Todas essas obras oferecem perspectivas únicas e algumas pistas para entender Dark, mas ao fim da terceira temporada, a série de Baran bo Odar e Jantje Friese ultrapassou tudo para criar um tipo de funcionamento original e complexo.
Em resumo - e sem spoilers, a primeira temporada abre com o desaparecimento de crianças, na pequena cidade fictícia de Winden, na Alemanha, por volta de 2017. O caso mobiliza as famílias da região e antes que um drama familiar tome conta, Dark trata de inserir sua obsessão pelo tempo.
Com seu ritmo lento, roteiro repleto de frases filosóficas, a segunda temporada acontece em 2019, centrada nos personagens Jonas, Mikkel e Ulrich, e o impacto de suas descobertas. Tudo em constantes passagens por décadas, inúmeros atores e atrizes. Aqui, o passado, o presente e o futuro não bastam para explicar tudo.
Agora, a terceira temporada prometeu entregar o fim (ou seria o começo?) de todo o emaranhado criado anteriormente. Desde a estreia de Dark, a produção já havia afirmado que seriam apenas três temporadas. Sem choradeira e falsas promessas.

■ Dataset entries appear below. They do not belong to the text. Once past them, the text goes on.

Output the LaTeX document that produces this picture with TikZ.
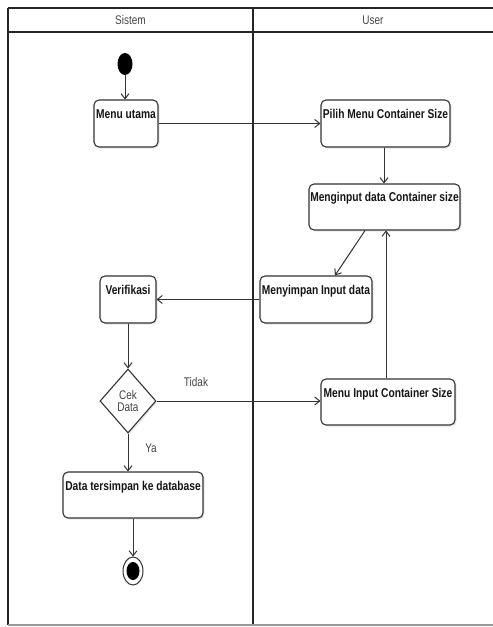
\documentclass[tikz,border=0pt]{standalone}
\usepackage{fontspec}
\setmainfont{Liberation Sans}[FakeStretch=0.8]
\usetikzlibrary{arrows.meta,shapes.geometric,shadows}

\definecolor{edge}{HTML}{333333}
\definecolor{txt}{HTML}{151515}
\definecolor{soft}{HTML}{444444}

\begin{document}
\begin{tikzpicture}[x=1pt,y=-1pt,
  font=\fontsize{12.5}{14}\selectfont,
  actbox/.style={draw=edge, line width=1.1pt, rounded corners=5pt, fill=white,
    inner sep=0pt, drop shadow={opacity=0.18, shadow xshift=1.5pt, shadow yshift=-1.5pt}},
  actlabel/.style={anchor=north, yshift=-10pt, inner sep=0pt, text=txt, font=\fontsize{12.8}{14}\selectfont\bfseries},
  decide/.style={diamond, draw=edge, line width=1.1pt, fill=white, inner sep=0pt,
    minimum width=56pt, minimum height=64pt, align=center, text=soft,
    drop shadow={opacity=0.18, shadow xshift=1.5pt, shadow yshift=-1.5pt}},
  flow/.style={draw=edge, line width=1pt, -{Straight Barb[length=5pt,width=8pt]}},
  lane/.style={draw=black!85, line width=1.5pt},
  guard/.style={text=soft, inner sep=0pt}
]
\useasboundingbox (0,0) rectangle (493,627);

% swimlane frame
\draw[lane] (8,8) -- (493,8);
\draw[lane] (8,32) -- (493,32);
\draw[lane] (8,8) -- (8,625);
\draw[lane] (253,8) -- (253,625);
\draw[draw=black!40, line width=1.2pt] (8,625) -- (493,625);
\node[guard] (lanesys) at (130.5,20) {Sistem};
\node[guard] (laneuser) at (373,20) {User};

% start and end
\node[ellipse, fill=black, minimum width=15pt, minimum height=22pt, inner sep=0pt] (start) at (125,64) {};
\node[ellipse, draw=edge, line width=1pt, fill=white, minimum width=20pt, minimum height=28pt, inner sep=0pt] (final) at (133,571) {};
\node[ellipse, fill=black, minimum width=13pt, minimum height=18pt, inner sep=0pt] (finaldot) at (final.center) {};

% activities
\node[actbox, minimum width=64pt, minimum height=47pt, label={[actlabel]north:Menu utama}] (menu) at (126,123.5) {};
\node[actbox, minimum width=129pt, minimum height=47pt, label={[actlabel]north:Pilih Menu Container Size}] (pilih) at (385.5,123.5) {};
\node[actbox, minimum width=151pt, minimum height=46pt, label={[actlabel, yshift=1pt]north:Menginput data Container size}] (input) at (384.5,207) {};
\node[actbox, minimum width=112pt, minimum height=47pt, label={[actlabel]north:Menyimpan Input data}] (simpan) at (316,299.5) {};
\node[actbox, minimum width=56pt, minimum height=47pt, label={[actlabel]north:Verifikasi}] (verif) at (128,299.5) {};
\node[decide] (cek) at (128,401) {Cek\\[-2pt]Data};
\node[actbox, minimum width=134pt, minimum height=46pt, label={[actlabel]north:Menu Input Container Size}] (menuinput) at (388,402) {};
\node[actbox, minimum width=140pt, minimum height=46pt, label={[actlabel]north:Data tersimpan ke database}] (data) at (133,495) {};

% control flow
\draw[flow] (start.south) -- (start.south |- menu.north);
\draw[flow] (menu.east) -- (menu.east -| pilih.west);
\draw[flow] ([xshift=-1.5pt]pilih.south) -- ([xshift=-1.5pt]pilih.south |- input.north);
\draw[flow] ([xshift=-19.5pt]input.south) -- ([xshift=19pt]simpan.north);
\draw[flow] (simpan.west) -- (simpan.west -| verif.east);
\draw[flow] (verif.south) -- (cek.north);
\draw[flow] (cek.east) -- (cek.east -| menuinput.west);
\draw[flow] ([xshift=-2pt]menuinput.north) -- ([xshift=-2pt]menuinput.north |- input.south);
\draw[flow] (cek.south) -- (cek.south |- data.north);
\draw[flow] (data.south) -- (final.north);

% guards
\node[guard] (tidak) at (196,382) {Tidak};
\node[guard] (ya) at (151,448) {Ya};
\end{tikzpicture}
\end{document}
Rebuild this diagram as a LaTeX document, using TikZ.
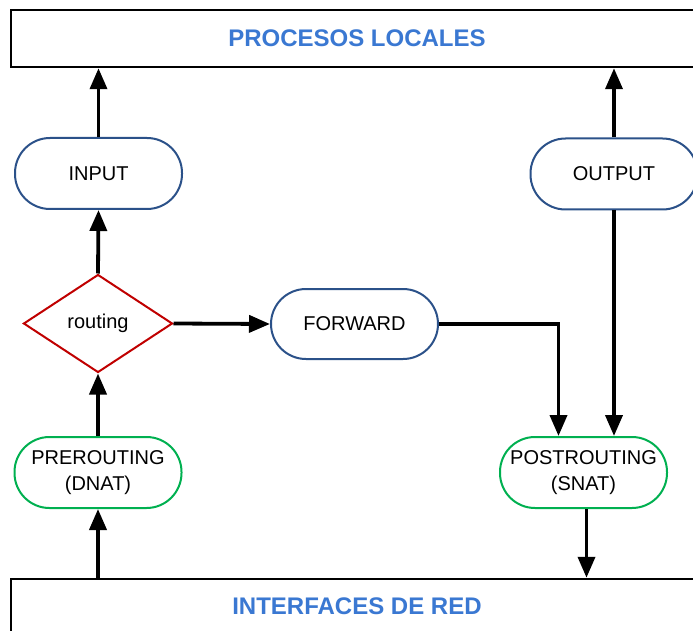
\documentclass[tikz,border=0pt]{standalone}
\usepackage{fontspec}
\setmainfont{Liberation Sans}
\usetikzlibrary{arrows.meta, shapes.geometric}

\definecolor{chainblue}{HTML}{2B5189}
\definecolor{chaingreen}{HTML}{00B050}
\definecolor{routered}{HTML}{C00000}
\definecolor{titleblue}{HTML}{3A78D2}

\tikzset{
  layer/.style={draw=black, line width=2.5pt, fill=white, minimum width=692pt,
                font=\fontsize{24}{28}\selectfont\bfseries, text=titleblue},
  chain/.style={draw=chainblue, line width=2pt, rounded corners=35pt,
                minimum width=167pt, minimum height=71pt, align=center,
                font=\fontsize{20}{26}\selectfont},
  natchain/.style={chain, draw=chaingreen},
  decision/.style={diamond, draw=routered, line width=2pt, inner sep=0pt,
                minimum width=149pt, minimum height=98pt,
                font=\fontsize{20}{22}\selectfont},
  flow/.style={line width=3.8pt, -{Triangle[length=21pt, width=17pt]}},
}

\begin{document}
\begin{tikzpicture}[x=1pt, y=-1pt]
  \useasboundingbox (0,0) rectangle (693,631);

  % capas
  \node[layer, minimum height=57pt] (local) at (357,38.5) {PROCESOS LOCALES};
  \node[layer, minimum height=54pt] (red) at (357,606) {INTERFACES DE RED};

  % cadenas
  \node[chain] (input) at (98.5,173.5) {INPUT};
  \node[chain] (output) at (614,174) {OUTPUT};
  \node[decision] (routing) at (98,323.5) {routing};
  \node[chain, minimum height=70pt] (forward) at (354.5,324) {FORWARD};
  \node[natchain] (pre) at (98,472.5) {PREROUTING\\(DNAT)};
  \node[natchain] (post) at (583.5,472.5) {POSTROUTING\\(SNAT)};

  % flujo de paquetes
  \draw[flow] (red.north -| pre.south) -- (pre.south);
  \draw[flow] (pre.north) -- (routing.south);
  \draw[flow] (routing.north) -- (input.south);
  \draw[flow] (input.north) -- (input.north |- local.south);
  \draw[flow] (routing.east) -- (forward.west);
  \draw[flow] (forward.east) -| ([xshift=-25pt]post.north);
  \draw[flow] (output.north) -- (output.north |- local.south);
  \draw[flow] (output.south) -- (output.south |- post.north);
  \draw[flow] ([xshift=3pt]post.south) -- ([xshift=3pt]post.south |- red.north);

\end{tikzpicture}
\end{document}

Para muitos, a notícia foi um alívio, e um ato corajoso da produção. Não é raro no streaming, que muitas produções estiquem suas narrativas (Alô, Stranger Things), ou mesmo o cancelamento súbito, por conta do apelo (Adeus, Sense8). No cinema, nem sempre o público mordeu a isca, quando diretores dividiram adaptações de livros, ou de filmes de super-heróis.
Em geral, esticar uma narrativa é tarefa bem executada pelos games. O que dizer de Mortal Kombat, lançado pela primeira vez em 1992 e com promessa de mais uma sequência, após o sucesso de MK 11, de 2019? Ou, entre franquias mais modernas, Assassin's Creed, que multiplicou seu mundo ao narrar sagas em diferentes civilizações, como os egípcios, romanos, piratas. Seu próximo lançamento, ainda em 2020, será inspirado nos vikings. Como sempre, muito aguardado.
Ainda nos assuntos que inspiram Dark, a presença de mitos religiosos, Adão e Eva, vão contrapor a barulheira científica. O que a história do primeiro homem e da primeira mulher tem a ver com o presente e o futuro? Após apresentar as primeiras lacunas da história, a última temporada de Dark vai jogar luz nos bastidores. Quem estava por trás de cada acontecimento, quando, onde e a razão de suas decisões.
Ao sugerir que o destino é implacável, a série permite um roteiro rebelde, capaz de surpreender não apenas pela confusão de rostos, mas em como uma história familiar pode ser trágica e altamente contemporânea.
Questões como aborto, traição, homossexualidade e suicídio surgem na trama como segredos na pequena cidade.
Apesar do apelo de ficção científica, Dark dá espaço para a dor “mais humana” de seus personagens, como quando Katharina descobre que seu marido a trai. O mesmo para a notícia de suicídio que move a primeira temporada, a dor de ter um filho desaparecido, e até contornos de tragédia grega na relação de Jonas e Martha.
Uma teatralidade rara, pouco vista na tela, é resultado do jogo de interpretação do elenco. Na última temporada, as diferentes versões das personagens se multiplicam. De certa forma, um alento para quem viu os milhares de rostos da segunda temporada e já não conseguia memorizar todo mundo.
Ainda há espaço em Dark para criticar a ação do homem na natureza e o preço que será pago pela negligência dos diretores da usina nuclear de Winden.
Na última temporada, há uma cena que inclui um noticiário sobre Chernobyl e o público verá o conhecido buraco na floresta em situação inóspita, sem qualquer sinal de civilização.
O que não se esperava na terceira temporada, é que surgirá uma grande batalha, com lados bem definidos e a simetria ajuda muito a entender a narrativa. As motivações são várias, não apenas para tentar salvar o mundo, mas para desfazer os nós criados.
Em resumo, a velha busca de controlar o tempo, os dias, os anos, os séculos. E pensar que tudo começou nos ponteiros do relógio. Ou antes, no Fruto Proibido.